Legislation passed to avoid the so-called “fiscal cliff” cuts reimbursement to certain medical imaging services and retains the medical device excise tax.
Legislation passed to avoid the so-called “fiscal cliff” cuts reimbursement to certain medical imaging services and retains the medical device excise tax - elements industry advocates said would hinder patient access and threaten jobs.
"When you add up all the Medicare cuts and Congress' reluctance to address the $30 billion medical device tax, this legislation produces a devastating impact that harms patient access to care, moves manufacturing jobs overseas and threatens America's leadership in medical research and development," Gail Rodriguez, executive director of the Medical Imaging and Technology Alliance, said in a statement.
Congress passed the legislation this week to avert drastic automatic spending cuts and tax hikes.
The measure reduces physician office Medicare payments for advanced imaging services by $800 million and hospital payments for radiation therapy by $300 million over 10 years, according to MITA. The legislation also retains the 2.3 percent medical device tax.
The Access to Medical Imaging Coalition said the cuts represent another “imaging-targeted provision” compounding pervious reductions for imaging services in recent years.
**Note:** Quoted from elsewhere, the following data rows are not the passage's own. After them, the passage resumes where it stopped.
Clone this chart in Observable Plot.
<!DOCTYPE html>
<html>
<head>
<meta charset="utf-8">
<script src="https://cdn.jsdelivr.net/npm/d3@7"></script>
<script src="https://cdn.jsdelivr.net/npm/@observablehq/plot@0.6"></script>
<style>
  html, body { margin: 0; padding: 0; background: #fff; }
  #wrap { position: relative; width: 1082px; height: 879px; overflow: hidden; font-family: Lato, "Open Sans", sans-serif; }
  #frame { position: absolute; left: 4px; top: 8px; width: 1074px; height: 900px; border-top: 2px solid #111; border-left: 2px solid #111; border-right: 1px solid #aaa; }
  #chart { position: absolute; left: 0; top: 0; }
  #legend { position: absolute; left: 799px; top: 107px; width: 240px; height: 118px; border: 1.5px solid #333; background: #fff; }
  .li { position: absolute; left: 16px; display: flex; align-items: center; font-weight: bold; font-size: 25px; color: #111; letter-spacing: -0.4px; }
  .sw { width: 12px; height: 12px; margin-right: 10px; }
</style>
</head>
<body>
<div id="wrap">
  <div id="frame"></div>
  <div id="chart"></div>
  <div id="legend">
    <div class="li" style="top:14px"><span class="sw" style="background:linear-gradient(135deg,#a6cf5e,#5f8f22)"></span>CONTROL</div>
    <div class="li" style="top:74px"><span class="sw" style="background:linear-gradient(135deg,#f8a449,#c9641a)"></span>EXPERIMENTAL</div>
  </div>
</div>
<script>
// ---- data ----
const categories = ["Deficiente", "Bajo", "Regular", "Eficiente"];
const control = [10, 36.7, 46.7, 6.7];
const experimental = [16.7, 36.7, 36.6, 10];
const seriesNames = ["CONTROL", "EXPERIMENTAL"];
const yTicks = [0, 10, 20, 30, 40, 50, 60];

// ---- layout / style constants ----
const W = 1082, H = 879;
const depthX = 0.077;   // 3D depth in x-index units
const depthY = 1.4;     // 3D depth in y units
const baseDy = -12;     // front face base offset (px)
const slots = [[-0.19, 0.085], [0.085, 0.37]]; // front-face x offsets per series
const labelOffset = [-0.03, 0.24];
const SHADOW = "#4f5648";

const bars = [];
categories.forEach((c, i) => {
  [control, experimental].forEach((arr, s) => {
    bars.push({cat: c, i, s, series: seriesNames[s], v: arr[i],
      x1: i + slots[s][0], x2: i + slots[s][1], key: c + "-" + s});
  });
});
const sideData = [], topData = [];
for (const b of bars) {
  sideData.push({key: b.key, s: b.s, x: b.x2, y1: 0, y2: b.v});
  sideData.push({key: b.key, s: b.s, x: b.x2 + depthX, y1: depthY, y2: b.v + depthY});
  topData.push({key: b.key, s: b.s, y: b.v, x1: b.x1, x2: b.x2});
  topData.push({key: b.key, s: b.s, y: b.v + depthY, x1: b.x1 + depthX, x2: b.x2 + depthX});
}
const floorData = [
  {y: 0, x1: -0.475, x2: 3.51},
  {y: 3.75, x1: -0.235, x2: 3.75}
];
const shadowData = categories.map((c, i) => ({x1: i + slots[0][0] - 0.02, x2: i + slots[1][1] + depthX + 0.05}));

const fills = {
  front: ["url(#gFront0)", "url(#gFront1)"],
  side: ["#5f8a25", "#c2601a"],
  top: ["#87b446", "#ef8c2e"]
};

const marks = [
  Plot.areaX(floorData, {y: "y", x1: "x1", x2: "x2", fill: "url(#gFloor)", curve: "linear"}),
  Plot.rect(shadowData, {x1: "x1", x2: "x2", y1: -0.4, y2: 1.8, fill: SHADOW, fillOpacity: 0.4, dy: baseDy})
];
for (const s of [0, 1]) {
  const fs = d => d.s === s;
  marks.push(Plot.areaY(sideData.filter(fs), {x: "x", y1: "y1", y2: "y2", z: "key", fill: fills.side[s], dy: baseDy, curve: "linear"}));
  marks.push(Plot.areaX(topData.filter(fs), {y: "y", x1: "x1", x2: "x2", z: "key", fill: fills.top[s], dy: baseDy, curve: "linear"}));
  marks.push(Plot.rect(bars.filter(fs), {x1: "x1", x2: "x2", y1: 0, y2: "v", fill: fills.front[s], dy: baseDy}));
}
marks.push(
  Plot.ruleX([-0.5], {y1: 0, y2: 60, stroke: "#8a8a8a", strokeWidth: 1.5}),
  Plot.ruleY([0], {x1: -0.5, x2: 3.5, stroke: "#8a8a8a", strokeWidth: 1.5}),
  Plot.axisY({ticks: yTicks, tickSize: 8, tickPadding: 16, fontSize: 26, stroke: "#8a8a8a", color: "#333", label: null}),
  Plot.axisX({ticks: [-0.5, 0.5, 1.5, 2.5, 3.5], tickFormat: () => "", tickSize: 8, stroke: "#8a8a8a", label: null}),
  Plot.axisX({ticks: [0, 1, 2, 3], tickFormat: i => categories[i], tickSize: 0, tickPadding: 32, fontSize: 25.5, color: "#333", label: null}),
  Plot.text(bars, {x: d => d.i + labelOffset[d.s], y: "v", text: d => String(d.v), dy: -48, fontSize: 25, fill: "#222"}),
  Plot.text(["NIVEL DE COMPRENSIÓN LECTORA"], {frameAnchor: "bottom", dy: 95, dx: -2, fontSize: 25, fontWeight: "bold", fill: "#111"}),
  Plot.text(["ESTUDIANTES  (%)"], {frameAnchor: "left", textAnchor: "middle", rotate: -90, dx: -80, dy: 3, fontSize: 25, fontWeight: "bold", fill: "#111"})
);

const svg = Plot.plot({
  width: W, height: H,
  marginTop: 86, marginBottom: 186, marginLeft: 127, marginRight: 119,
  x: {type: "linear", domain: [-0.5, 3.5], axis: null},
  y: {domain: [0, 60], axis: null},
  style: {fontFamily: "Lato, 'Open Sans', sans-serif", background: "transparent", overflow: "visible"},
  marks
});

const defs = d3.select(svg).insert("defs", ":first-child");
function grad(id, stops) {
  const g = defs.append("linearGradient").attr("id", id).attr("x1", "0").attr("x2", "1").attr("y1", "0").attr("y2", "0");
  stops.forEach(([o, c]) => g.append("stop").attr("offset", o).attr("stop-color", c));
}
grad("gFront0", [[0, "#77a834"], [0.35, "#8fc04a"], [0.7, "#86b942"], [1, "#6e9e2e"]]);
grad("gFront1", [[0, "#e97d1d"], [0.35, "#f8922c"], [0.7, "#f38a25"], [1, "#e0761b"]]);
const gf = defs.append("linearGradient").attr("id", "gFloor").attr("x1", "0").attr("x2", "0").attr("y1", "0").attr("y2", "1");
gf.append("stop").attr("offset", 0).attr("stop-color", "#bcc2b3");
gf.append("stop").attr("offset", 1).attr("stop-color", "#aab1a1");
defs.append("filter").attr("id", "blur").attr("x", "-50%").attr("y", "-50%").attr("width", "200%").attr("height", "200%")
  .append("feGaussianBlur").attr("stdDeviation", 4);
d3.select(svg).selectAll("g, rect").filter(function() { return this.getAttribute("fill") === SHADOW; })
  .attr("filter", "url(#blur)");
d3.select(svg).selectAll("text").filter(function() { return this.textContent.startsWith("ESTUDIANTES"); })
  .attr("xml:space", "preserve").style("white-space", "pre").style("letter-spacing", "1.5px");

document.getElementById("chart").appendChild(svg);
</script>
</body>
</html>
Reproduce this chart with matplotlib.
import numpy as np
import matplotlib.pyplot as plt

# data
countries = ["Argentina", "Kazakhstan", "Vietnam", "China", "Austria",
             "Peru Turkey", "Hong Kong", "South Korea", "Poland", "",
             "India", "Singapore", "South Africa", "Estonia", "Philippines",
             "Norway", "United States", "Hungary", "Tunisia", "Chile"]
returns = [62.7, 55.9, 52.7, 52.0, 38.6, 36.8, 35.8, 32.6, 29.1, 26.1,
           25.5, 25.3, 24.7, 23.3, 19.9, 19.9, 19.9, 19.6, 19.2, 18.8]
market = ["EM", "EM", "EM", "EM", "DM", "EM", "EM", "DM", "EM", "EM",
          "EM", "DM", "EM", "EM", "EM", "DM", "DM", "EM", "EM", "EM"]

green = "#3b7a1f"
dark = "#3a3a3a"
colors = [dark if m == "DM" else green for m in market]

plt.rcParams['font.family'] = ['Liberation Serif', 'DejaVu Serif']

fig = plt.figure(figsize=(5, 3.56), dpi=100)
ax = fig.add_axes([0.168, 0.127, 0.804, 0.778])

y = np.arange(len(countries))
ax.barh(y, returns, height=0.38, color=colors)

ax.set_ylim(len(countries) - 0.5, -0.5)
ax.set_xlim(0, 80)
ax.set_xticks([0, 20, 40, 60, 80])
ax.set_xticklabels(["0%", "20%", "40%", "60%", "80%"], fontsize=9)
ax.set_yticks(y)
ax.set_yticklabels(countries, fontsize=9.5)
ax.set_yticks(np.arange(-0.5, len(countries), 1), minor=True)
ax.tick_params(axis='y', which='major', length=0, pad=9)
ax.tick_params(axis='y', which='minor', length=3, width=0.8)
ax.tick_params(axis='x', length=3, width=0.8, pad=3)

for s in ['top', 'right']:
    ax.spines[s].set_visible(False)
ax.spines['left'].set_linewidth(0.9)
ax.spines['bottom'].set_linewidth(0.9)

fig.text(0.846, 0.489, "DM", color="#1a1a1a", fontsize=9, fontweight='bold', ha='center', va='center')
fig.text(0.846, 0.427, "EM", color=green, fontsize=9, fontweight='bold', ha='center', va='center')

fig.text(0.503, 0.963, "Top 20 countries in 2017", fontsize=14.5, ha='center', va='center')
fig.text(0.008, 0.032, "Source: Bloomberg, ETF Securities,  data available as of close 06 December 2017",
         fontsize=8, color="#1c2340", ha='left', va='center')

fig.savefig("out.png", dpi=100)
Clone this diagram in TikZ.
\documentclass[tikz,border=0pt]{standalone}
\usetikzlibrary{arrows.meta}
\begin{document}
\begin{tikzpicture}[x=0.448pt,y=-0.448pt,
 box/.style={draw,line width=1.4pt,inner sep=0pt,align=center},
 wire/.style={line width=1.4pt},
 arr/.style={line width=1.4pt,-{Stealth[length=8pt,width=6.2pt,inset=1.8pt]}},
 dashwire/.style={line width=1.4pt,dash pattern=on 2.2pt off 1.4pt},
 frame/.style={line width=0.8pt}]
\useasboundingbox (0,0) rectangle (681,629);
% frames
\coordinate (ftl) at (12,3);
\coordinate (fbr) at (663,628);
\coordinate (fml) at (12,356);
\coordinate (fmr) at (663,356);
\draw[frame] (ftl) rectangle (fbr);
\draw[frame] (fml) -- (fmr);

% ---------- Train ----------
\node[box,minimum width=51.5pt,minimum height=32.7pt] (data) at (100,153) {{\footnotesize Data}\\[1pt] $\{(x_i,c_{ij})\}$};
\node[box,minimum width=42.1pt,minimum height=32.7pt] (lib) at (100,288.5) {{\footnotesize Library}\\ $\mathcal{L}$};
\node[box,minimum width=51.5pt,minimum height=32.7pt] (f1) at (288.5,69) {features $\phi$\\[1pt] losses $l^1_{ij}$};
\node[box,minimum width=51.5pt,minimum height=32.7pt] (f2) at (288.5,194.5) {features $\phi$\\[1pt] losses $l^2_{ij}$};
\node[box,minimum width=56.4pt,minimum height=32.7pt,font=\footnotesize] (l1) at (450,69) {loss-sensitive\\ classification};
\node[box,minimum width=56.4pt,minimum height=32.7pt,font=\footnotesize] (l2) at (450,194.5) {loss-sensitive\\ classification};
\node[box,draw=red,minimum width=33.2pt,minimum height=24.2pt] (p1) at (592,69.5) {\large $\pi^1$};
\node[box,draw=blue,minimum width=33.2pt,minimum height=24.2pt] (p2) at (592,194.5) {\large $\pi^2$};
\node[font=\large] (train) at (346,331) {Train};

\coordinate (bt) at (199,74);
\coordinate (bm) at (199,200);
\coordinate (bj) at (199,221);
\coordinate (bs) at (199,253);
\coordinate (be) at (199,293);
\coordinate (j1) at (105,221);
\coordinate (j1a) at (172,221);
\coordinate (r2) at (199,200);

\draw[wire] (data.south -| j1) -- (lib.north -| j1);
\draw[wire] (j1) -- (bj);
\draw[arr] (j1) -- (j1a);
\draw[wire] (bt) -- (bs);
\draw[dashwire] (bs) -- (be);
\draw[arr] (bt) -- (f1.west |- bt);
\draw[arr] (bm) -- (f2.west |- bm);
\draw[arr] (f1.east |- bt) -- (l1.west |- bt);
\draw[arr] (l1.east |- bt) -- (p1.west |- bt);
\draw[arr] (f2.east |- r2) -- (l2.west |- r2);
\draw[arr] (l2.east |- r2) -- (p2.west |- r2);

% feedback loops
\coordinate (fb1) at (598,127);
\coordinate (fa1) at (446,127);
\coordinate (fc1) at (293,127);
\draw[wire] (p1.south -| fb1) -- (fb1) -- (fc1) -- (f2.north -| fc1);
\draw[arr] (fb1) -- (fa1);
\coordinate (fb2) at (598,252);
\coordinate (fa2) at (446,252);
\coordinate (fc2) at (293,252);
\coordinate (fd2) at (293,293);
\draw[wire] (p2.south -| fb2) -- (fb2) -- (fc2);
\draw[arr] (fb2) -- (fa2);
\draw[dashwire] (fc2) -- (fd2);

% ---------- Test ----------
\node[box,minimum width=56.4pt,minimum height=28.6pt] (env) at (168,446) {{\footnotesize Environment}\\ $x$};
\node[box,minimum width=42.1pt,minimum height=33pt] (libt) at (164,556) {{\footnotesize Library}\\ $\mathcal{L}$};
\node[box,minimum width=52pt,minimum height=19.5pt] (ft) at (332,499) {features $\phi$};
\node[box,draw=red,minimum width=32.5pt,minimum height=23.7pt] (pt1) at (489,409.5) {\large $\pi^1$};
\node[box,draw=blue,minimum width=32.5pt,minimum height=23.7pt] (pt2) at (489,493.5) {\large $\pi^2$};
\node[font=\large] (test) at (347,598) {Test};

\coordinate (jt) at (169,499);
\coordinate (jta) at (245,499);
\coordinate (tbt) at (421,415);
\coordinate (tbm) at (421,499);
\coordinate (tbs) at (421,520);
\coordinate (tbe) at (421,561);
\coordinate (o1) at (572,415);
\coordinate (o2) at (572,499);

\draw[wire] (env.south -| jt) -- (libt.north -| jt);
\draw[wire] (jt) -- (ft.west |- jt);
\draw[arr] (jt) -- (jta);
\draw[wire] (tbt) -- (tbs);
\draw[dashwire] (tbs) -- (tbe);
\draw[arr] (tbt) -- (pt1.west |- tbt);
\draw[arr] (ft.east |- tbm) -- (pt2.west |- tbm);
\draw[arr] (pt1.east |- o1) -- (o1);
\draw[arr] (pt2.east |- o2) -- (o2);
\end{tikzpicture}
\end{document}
The cuts come as imgaging use has declined, AMIC said. A recent MITA report found utilization per Medicare beneficiary has declined by 5.12 percent since 2009 and spending on imaging services has dropped 16.7 percent since 2006.
“Unfortunately rather than basing payment decisions on up-to-date data, which show imaging use on the decline, Congress is blindly slashing Medicare payments for diagnostics without true knowledge about how their previous cuts affect seniors’ access to early diagnosis services,” Tim Trysla, AMIC’s executive director, said in a statement. “We know that cuts which already have gone into effect have forced physician practices and providers to scale back on clinical staff and forgo technology upgrades.”
The legislation did include a provision to stop the scheduled 27 percent cut in Medicare physician payments. The so-called “doc fix” staves off Sustainable Growth Rate mandated cuts for one year.